The greatest killer of falsehood is time. Wait for time, and you will see that it destroys the mischief far more completely than any effort you could make to destroy it yourself.

This method is not confined to a single situation. In whatever matter the strategy of silent patience is adopted, it ultimately proves effective.

Some Christians youth wrote in black letters on Delhi’s bridges and walls the phrase in English: “Jesus is coming soon.” Afterwards, some Hindu youths, stirred by a spirit of retaliation, added words everywhere so that the phrase read: “Jesus is coming soon to become Hindu.” The construction of the sentence itself showed that this was not the work of educated Hindus, for grammatically correct English would be: “To become a Hindu.”

If a similar incident had taken place with Muslims, at once a certain superficial class of people would have begun shouting that it was an insult to the Prophet, an affront to Muslim feelings, and a challenge to their religious honour. Then some Muslim youths would have been provoked into retaliation, and soon the city would have descended into Hindu–Muslim riots. After that, so-called Muslim leaders would have issued statements proving the incompetence of the administration. Relief funds would be opened, and some would begin to claim credit for services to the community. Hot headlines would be printed in Urdu newspapers, increasing their circulation. And as for the Muslim masses, their share would be nothing but further ruin.

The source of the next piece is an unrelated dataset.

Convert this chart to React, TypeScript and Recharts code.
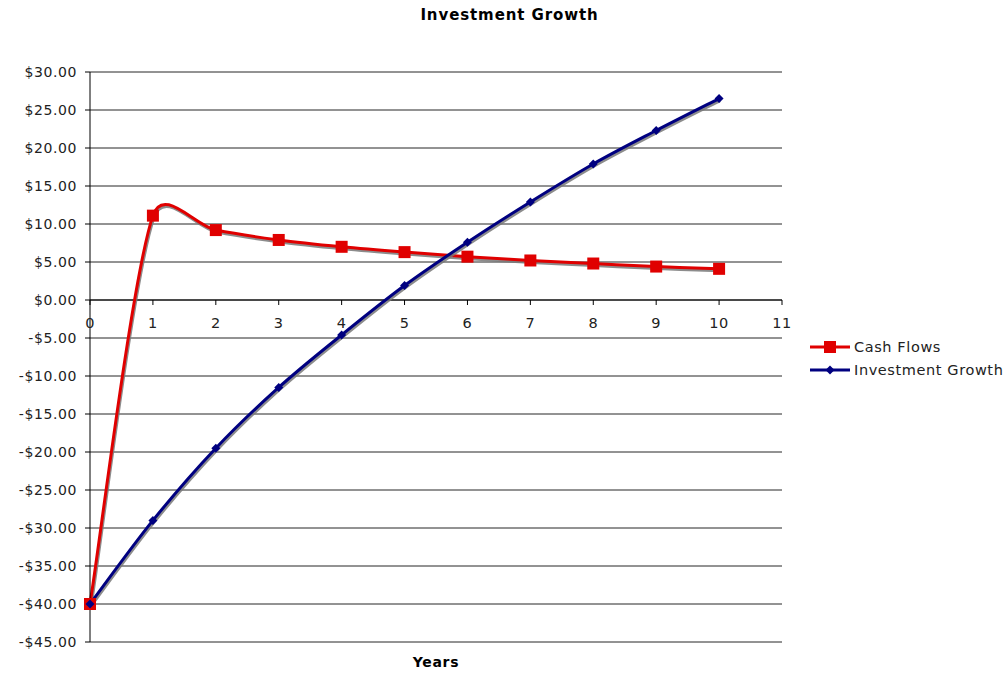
import React from "react";
import { LineChart, Line, XAxis, YAxis, CartesianGrid, ReferenceLine, Legend, Label } from "recharts";

const years = [0, 1, 2, 3, 4, 5, 6, 7, 8, 9, 10];
const cashFlows = [-40, 11.1, 9.2, 7.9, 7.0, 6.3, 5.7, 5.2, 4.8, 4.4, 4.1];
const investmentGrowth = [-40, -29.0, -19.5, -11.5, -4.6, 1.9, 7.6, 12.9, 17.9, 22.3, 26.5];
const xTicks = [0, 1, 2, 3, 4, 5, 6, 7, 8, 9, 10, 11];
const yTicks = [30, 25, 20, 15, 10, 5, 0, -5, -10, -15, -20, -25, -30, -35, -40, -45];
const Y_MIN = -45;
const Y_MAX = 30;

const data = years.map((y, i) => ({ year: y, cash: cashFlows[i], growth: investmentGrowth[i] }));

const W = 1007;
const H = 675;
const M = { top: 72, right: 225, bottom: 0, left: 0 };
const X_AXIS_H = 33;
const PLOT_H = H - M.top - M.bottom - X_AXIS_H;
const ZERO_Y = M.top + (PLOT_H * Y_MAX) / (Y_MAX - Y_MIN);

const FONT = "'DejaVu Sans', Verdana, sans-serif";

// Excel-like smoothing: Catmull-Rom tangents capped by segment length
function excelCurve(context: any) {
  let pts: number[][] = [];
  return {
    areaStart() {},
    areaEnd() {},
    lineStart() {
      pts = [];
    },
    point(x: number, y: number) {
      pts.push([+x, +y]);
    },
    lineEnd() {
      const n = pts.length;
      if (!n) return;
      context.moveTo(pts[0][0], pts[0][1]);
      if (n === 1) return;
      for (let i = 0; i < n - 1; i++) {
        const p0 = pts[Math.max(i - 1, 0)];
        const p1 = pts[i];
        const p2 = pts[i + 1];
        const p3 = pts[Math.min(i + 2, n - 1)];
        const seg = Math.hypot(p2[0] - p1[0], p2[1] - p1[1]);
        let t1 = [(p2[0] - p0[0]) / 6, (p2[1] - p0[1]) / 6];
        let t2 = [(p3[0] - p1[0]) / 6, (p3[1] - p1[1]) / 6];
        const cap = seg * 0.5;
        const l1 = Math.hypot(t1[0], t1[1]);
        if (l1 > cap && l1 > 0) t1 = [(t1[0] * cap) / l1, (t1[1] * cap) / l1];
        const l2 = Math.hypot(t2[0], t2[1]);
        if (l2 > cap && l2 > 0) t2 = [(t2[0] * cap) / l2, (t2[1] * cap) / l2];
        context.bezierCurveTo(p1[0] + t1[0], p1[1] + t1[1], p2[0] - t2[0], p2[1] - t2[1], p2[0], p2[1]);
      }
    },
  };
}

const XTick = (props: any) => {
  const { x, payload } = props;
  return (
    <g>
      <line x1={x} x2={x} y1={ZERO_Y} y2={ZERO_Y + 5} stroke="#000" />
      <text x={x} y={ZERO_Y + 28} textAnchor="middle" fontSize={14.5} fontFamily={FONT} fill="#222" letterSpacing={0.5}>
        {payload.value}
      </text>
    </g>
  );
};

const fmt = (v: number) => (v < 0 ? "-$" + Math.abs(v).toFixed(2) : "$" + v.toFixed(2));

const SquareDot = (props: any) => {
  const { cx, cy } = props;
  if (cx == null || cy == null) return null;
  return <rect x={cx - 6} y={cy - 6} width={12} height={12} fill="#e00000" />;
};

const DiamondDot = (props: any) => {
  const { cx, cy } = props;
  if (cx == null || cy == null) return null;
  return <path d={`M${cx},${cy - 4.5}L${cx + 4.5},${cy}L${cx},${cy + 4.5}L${cx - 4.5},${cy}Z`} fill="#000080" />;
};

const LegendContent = () => (
  <div style={{ fontFamily: FONT, fontSize: 14.5, color: "#222", letterSpacing: 0.6, whiteSpace: "nowrap" }}>
    <div style={{ display: "flex", alignItems: "center", height: 23 }}>
      <svg width={42} height={14}>
        <line x1={0} x2={40} y1={7} y2={7} stroke="#e00000" strokeWidth={3} />
        <rect x={14} y={1} width={12} height={12} fill="#e00000" />
      </svg>
      <span style={{ marginLeft: 2 }}>Cash Flows</span>
    </div>
    <div style={{ display: "flex", alignItems: "center", height: 23 }}>
      <svg width={42} height={14}>
        <line x1={0} x2={40} y1={7} y2={7} stroke="#000080" strokeWidth={3} />
        <path d="M20,2.5L24.5,7L20,11.5L15.5,7Z" fill="#000080" />
      </svg>
      <span style={{ marginLeft: 2 }}>Investment Growth</span>
    </div>
  </div>
);

export default function App() {
  return (
    <div style={{ position: "absolute", left: 0, top: 0, width: W, height: H, background: "#fff", overflow: "hidden" }}>
      <style>{`.recharts-line { filter: drop-shadow(1px 2px 0px rgba(120,120,120,0.85)); }`}</style>
      <div
        style={{
          position: "absolute",
          left: 6,
          top: 6,
          width: W,
          textAlign: "center",
          fontFamily: FONT,
          fontWeight: "bold",
          fontSize: 15,
          letterSpacing: 0.9,
          color: "#000",
        }}
      >
        Investment Growth
      </div>
      <LineChart width={W} height={H} data={data} margin={M}>
        <CartesianGrid vertical={false} stroke="#000" strokeOpacity={0.85} />
        <XAxis
          dataKey="year"
          type="number"
          domain={[0, 11]}
          ticks={xTicks}
          height={X_AXIS_H}
          axisLine={false}
          tickLine={false}
          tick={<XTick />}
          interval={0}
        >
          <Label
            value="Years"
            position="insideBottom"
            offset={8}
            style={{ fontFamily: FONT, fontWeight: "bold", fontSize: 14, fill: "#000", letterSpacing: 0.7 }}
          />
        </XAxis>
        <YAxis
          type="number"
          domain={[Y_MIN, Y_MAX]}
          ticks={yTicks}
          width={90}
          interval={0}
          tickFormatter={fmt}
          axisLine={{ stroke: "#000" }}
          tickLine={{ stroke: "#000" }}
          tickSize={5}
          tickMargin={8}
          tick={{ fontFamily: FONT, fontSize: 14, fill: "#222", letterSpacing: 0.6 }}
        />
        <ReferenceLine y={0} stroke="#000" />
        <Legend
          layout="vertical"
          align="center"
          verticalAlign="middle"
          content={<LegendContent />}
          wrapperStyle={{ position: "absolute", left: 810, top: 335, width: 197 }}
        />
        <Line
          type={excelCurve as any}
          dataKey="cash"
          name="Cash Flows"
          stroke="#e00000"
          strokeWidth={3}
          dot={<SquareDot />}
          activeDot={false}
          isAnimationActive={false}
        />
        <Line
          type={excelCurve as any}
          dataKey="growth"
          name="Investment Growth"
          stroke="#000080"
          strokeWidth={3}
          dot={<DiamondDot />}
          activeDot={false}
          isAnimationActive={false}
        />
      </LineChart>
    </div>
  );
}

But the Christians took no notice of this “provocative act.” The result was that the whole incident simply became a non-event.

On the morning of 19 February 1990, I stood near the Oberoi Hotel flyover in New Delhi, looking at the writing on its walls. On the wide road below, traffic rushed past on both sides. No one had the time to stop and read the words painted on the bridge. The writing remained there merely as a meaningless mark, waiting for rain and wind to erase it—before anyone even read it or absorbed any impression from it.

Any “provocation” so empty of substance, yet responded to with anger and violence, shows beyond doubt that those who react in this way are the most foolish of all fools.